## Request:
In the listing below, locate the lines that hold "code" and copy them.
START Data in this exercise
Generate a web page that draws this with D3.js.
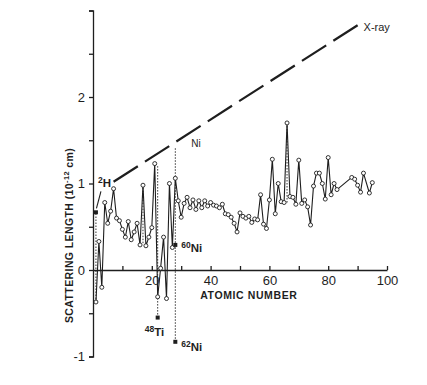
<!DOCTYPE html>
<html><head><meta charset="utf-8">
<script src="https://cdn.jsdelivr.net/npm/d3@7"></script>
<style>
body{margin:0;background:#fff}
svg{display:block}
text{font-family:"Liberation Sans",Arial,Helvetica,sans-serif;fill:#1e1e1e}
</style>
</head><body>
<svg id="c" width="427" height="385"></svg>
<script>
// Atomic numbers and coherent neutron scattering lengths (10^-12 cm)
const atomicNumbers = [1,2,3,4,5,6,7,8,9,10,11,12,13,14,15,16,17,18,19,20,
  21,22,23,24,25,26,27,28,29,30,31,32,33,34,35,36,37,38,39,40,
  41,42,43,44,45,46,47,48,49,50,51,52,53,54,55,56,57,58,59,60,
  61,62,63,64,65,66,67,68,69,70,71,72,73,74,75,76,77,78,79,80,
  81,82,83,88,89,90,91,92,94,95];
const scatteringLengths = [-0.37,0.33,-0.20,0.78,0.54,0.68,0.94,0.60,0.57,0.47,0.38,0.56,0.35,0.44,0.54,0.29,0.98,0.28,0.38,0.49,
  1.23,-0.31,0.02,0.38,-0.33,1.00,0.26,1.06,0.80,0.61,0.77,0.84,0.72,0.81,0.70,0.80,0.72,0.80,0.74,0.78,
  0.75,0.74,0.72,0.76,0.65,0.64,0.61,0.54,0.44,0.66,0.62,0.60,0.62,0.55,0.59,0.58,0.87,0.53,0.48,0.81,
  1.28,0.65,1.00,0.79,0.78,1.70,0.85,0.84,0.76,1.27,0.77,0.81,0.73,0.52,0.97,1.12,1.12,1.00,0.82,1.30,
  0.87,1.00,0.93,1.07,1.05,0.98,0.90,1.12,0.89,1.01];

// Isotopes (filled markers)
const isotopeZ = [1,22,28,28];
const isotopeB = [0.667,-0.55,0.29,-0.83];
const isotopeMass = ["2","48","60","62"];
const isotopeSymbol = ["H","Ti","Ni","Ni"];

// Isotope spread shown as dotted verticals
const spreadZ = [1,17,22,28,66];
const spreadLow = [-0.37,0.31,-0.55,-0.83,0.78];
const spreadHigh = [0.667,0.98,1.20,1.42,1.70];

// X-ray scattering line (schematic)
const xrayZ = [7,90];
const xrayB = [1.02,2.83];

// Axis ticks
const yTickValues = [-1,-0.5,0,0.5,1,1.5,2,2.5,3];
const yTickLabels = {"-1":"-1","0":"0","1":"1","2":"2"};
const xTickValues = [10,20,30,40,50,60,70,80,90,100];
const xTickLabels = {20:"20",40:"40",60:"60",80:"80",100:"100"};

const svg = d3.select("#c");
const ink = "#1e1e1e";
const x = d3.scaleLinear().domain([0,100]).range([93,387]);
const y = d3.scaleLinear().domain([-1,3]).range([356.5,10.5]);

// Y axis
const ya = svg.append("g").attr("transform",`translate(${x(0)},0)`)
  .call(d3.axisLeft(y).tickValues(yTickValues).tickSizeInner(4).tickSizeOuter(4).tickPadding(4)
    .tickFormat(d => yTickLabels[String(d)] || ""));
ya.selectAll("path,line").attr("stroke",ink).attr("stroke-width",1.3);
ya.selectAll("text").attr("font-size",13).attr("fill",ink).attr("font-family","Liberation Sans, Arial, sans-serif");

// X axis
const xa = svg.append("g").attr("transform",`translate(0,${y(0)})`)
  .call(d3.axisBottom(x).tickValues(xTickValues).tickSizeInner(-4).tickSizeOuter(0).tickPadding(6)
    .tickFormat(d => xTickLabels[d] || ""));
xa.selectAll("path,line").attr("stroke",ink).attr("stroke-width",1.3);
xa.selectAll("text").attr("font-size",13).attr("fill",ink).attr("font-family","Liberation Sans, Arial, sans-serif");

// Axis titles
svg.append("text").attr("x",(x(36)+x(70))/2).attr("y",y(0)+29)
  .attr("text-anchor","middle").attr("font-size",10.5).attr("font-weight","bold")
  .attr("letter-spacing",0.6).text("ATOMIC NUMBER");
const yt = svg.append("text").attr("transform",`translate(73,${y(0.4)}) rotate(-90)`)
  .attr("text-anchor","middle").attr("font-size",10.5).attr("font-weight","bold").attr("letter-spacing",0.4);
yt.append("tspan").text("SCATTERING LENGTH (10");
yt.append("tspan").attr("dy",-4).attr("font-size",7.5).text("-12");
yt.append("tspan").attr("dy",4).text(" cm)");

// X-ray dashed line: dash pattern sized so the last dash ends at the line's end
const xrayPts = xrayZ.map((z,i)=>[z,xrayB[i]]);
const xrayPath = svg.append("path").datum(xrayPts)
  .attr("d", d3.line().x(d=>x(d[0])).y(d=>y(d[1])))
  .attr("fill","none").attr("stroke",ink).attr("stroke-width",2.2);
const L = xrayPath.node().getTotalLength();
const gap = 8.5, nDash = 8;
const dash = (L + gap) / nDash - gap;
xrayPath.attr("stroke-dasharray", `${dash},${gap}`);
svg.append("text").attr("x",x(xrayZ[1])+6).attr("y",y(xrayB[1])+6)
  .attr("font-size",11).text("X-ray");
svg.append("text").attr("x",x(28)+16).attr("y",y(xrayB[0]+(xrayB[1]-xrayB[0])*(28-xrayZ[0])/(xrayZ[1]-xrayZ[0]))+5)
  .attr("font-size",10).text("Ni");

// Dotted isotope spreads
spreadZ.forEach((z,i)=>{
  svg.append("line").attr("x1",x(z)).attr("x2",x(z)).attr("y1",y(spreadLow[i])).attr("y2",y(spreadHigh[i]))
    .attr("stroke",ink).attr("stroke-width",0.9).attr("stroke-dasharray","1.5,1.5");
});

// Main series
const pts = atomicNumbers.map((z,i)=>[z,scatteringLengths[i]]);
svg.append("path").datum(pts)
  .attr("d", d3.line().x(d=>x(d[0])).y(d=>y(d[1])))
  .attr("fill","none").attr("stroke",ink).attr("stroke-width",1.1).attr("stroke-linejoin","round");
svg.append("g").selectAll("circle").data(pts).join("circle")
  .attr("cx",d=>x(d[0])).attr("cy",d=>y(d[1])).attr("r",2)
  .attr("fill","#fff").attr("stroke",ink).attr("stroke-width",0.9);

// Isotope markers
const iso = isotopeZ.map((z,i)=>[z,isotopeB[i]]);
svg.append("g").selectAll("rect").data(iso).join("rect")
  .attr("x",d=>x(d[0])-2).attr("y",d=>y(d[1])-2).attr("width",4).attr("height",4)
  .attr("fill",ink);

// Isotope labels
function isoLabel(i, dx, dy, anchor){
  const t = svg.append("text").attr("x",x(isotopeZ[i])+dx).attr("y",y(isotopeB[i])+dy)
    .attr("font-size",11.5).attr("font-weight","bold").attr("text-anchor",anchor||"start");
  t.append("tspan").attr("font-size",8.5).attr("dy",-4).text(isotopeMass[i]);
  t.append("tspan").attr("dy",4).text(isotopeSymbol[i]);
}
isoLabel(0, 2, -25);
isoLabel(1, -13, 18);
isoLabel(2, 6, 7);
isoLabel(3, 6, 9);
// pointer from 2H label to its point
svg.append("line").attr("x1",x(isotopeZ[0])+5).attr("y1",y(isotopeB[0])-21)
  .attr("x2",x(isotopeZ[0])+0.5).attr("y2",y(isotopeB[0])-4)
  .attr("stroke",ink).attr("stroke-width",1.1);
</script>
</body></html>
END Data in this exercise
START Data in this exercise
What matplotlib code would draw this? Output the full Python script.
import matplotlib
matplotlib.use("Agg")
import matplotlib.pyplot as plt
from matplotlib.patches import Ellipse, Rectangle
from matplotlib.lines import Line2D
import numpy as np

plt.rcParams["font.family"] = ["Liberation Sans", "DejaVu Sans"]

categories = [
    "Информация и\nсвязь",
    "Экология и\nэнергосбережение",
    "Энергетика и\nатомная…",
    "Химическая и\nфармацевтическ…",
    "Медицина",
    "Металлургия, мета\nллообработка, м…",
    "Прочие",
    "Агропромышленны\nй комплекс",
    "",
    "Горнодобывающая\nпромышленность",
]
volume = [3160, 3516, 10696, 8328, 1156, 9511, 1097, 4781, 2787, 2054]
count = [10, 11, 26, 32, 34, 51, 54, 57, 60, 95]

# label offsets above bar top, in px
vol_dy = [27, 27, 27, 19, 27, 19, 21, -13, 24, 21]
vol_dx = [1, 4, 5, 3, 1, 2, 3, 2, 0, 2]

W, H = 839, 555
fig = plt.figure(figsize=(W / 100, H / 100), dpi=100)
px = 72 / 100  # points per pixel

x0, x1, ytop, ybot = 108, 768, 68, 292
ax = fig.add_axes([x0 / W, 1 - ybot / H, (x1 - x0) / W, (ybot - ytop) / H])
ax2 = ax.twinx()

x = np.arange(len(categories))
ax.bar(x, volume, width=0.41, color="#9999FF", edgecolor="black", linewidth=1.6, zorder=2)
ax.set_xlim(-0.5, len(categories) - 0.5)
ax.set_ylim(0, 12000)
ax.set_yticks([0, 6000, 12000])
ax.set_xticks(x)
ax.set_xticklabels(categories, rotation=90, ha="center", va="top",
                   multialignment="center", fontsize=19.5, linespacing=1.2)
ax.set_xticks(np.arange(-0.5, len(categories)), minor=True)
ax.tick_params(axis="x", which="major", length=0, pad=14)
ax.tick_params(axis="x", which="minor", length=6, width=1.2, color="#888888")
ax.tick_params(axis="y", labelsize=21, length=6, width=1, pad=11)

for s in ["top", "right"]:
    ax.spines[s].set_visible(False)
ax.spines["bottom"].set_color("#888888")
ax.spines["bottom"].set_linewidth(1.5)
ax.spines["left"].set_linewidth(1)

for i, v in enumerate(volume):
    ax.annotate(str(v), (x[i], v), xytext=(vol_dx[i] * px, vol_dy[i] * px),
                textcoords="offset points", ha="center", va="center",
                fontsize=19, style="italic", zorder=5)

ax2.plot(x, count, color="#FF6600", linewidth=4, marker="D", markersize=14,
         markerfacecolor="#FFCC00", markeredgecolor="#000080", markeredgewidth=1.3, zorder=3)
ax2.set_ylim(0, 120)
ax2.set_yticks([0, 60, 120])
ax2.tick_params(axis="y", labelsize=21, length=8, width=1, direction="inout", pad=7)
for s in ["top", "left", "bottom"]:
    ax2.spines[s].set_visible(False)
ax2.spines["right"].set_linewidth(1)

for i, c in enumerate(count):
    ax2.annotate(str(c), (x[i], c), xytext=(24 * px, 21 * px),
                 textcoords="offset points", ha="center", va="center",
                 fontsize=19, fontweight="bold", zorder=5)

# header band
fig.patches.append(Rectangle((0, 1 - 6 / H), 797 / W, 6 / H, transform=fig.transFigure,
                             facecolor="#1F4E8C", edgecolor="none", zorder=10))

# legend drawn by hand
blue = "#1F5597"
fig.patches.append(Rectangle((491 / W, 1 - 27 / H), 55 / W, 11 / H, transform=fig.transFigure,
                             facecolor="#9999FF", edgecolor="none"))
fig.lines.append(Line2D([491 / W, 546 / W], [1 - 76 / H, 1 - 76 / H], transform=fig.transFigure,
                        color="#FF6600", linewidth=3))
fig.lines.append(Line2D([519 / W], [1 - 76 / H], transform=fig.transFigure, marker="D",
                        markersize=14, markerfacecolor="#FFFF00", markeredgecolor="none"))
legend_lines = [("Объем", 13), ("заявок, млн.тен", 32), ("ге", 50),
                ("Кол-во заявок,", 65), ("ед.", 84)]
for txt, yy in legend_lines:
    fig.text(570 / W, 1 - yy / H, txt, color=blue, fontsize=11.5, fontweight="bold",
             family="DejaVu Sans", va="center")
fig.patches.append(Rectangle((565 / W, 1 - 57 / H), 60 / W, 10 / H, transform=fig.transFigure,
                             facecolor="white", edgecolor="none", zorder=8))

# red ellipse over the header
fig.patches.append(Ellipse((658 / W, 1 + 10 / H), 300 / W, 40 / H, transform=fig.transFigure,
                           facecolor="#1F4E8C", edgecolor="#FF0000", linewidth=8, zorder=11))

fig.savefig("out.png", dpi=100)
END Data in this exercise
START Data in this exercise
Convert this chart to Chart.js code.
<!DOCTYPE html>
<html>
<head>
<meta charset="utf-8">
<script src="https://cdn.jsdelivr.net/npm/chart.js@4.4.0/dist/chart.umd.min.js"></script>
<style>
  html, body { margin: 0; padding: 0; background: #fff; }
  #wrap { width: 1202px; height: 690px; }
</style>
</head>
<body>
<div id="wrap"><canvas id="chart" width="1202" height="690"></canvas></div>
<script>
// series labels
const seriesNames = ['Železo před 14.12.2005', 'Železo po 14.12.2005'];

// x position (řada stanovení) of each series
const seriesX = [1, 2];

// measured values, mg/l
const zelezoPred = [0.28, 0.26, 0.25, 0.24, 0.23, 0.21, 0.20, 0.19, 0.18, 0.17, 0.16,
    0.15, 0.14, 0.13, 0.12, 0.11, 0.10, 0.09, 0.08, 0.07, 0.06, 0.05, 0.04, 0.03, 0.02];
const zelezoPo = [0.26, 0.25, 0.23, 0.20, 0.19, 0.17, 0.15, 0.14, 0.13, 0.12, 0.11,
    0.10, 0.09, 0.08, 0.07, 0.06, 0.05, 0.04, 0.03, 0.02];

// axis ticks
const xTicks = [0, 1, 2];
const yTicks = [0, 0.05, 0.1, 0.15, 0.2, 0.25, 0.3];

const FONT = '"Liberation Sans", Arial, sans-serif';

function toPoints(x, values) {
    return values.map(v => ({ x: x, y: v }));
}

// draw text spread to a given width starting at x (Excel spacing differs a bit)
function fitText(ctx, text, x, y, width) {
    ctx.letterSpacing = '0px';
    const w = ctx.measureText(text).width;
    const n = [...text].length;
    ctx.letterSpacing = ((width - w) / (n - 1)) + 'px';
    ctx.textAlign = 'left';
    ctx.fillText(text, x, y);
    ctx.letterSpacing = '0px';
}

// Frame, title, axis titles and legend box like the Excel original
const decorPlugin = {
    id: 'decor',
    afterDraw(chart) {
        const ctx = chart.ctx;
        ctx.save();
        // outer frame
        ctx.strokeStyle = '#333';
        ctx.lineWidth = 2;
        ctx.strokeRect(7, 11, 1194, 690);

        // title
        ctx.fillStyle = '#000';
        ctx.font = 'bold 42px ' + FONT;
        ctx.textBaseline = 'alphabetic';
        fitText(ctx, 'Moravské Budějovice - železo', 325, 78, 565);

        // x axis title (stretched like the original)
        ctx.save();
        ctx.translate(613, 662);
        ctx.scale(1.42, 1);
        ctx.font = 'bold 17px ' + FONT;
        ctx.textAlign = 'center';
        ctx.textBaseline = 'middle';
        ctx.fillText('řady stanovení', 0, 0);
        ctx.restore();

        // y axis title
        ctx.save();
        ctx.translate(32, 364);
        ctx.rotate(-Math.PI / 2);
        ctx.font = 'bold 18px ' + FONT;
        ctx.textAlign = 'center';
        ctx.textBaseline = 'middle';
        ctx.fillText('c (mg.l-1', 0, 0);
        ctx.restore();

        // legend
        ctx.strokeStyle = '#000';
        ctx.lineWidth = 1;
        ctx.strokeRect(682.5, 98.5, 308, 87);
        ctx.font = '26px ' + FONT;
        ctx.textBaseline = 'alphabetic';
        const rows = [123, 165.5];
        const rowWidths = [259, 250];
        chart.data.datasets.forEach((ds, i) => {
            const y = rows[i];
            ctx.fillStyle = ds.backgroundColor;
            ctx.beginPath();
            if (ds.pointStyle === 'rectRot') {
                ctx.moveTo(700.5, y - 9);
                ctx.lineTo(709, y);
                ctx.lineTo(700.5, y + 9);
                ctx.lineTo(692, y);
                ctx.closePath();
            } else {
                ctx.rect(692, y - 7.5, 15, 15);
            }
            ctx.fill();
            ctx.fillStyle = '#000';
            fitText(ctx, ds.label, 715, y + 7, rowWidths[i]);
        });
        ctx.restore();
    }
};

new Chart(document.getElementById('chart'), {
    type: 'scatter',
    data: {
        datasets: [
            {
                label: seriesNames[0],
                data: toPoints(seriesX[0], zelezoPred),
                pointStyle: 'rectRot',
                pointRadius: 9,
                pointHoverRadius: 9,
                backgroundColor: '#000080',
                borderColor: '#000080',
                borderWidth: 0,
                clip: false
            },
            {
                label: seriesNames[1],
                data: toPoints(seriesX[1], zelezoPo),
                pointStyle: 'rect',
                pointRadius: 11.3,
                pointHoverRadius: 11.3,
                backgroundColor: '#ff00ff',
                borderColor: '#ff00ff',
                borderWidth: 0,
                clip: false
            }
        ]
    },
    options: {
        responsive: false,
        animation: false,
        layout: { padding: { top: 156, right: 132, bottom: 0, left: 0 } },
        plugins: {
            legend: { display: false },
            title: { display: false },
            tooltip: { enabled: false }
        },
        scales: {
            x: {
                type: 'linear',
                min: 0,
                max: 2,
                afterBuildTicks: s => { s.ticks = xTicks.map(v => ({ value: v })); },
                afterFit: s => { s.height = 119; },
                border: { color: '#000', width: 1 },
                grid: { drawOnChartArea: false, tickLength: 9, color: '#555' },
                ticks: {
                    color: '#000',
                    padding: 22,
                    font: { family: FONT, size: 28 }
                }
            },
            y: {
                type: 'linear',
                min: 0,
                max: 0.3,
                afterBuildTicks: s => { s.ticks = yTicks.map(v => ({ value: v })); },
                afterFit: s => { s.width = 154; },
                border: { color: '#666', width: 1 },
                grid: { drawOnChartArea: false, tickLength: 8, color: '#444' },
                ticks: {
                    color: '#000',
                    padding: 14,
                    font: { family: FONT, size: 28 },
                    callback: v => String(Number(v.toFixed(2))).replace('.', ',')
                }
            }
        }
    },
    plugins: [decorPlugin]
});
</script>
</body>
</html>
END Data in this exercise
## In response:
What matplotlib code would draw this? Output the full Python script.
Convert this chart to Chart.js code.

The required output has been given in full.